When one says that “capitalism is the root of the problem” it means that the climate crisis we are living now is a clear consequence of our society’s organisation over production.

good that you and OP are convinced that “our society’s organization over production” links climate change to “capitalism”, but my point is that it is probably not as simple as you make it to be, and I still don’t see any evidence of causation for this exceptional claim.

My “hot take” is that we are not doing anything new or different now than we did thousand of years ago (so, before the advent of capitalism and globalization) when it comes to destroying our environment. The main difference is the scale at which we do it now, which is leveraged by our progress in science which permits the usage of large amounts of readily available energy.

The good thing about this discussion is that I only need a single counter-example to disprove your thesis (but you can find many throughout history). https://link.springer.com/article/10.1007/bf02664569 : here you see how ancient Chinese dynasties caused environmental collapses forcing large populations relocations. You may not want to call this human nature, but humans have since forever poked at things without understanding consequences, and with ever larger populations and techniques, the bigger the blowbacks. Capitalism had nothing to do with that: it didn’t provide the means, it didn’t provide the motive, it didn’t provide the opportunity.
And yes, I understand how tempting it is to look at the problem under the lens of current ideas and ideologies, but this is just cheap presentism.

To close on the subject, I am not a climate change denialist, and I am certainly not a capitalism apologist. I am a strong believer that people in future generations will keep poking at things without understanding the consequences. All I hope is that those future generations will be wise enough (i.e. have enough understanding of the world/advances in science, and enough safeguards against demagogic and other unsound ideals) to mitigate the negative impacts.

If you yourself don’t have any solution and yet feel your opinion is relevant you are the one engaging in contrarianism.

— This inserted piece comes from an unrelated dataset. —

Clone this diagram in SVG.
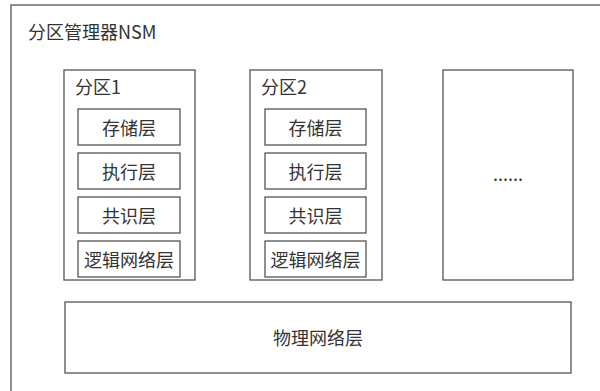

Fair. I cannot pretend that I have a single “cookie-cutter” solution for a complex global issue that’s been going on for centuries and whose effects and remedial actions will affect every single individual on earth. I still think I stand higher than those that claim to have such a solution while having their nose and mouth delved into local political matters of no global relevance. I have listened to the whole podcast you linked and the Red Deal offers nothing of substance, just more opinions, as it has no predictive value (it doesn’t try to show quantitatively how much of the problem is remediated under which circumstance).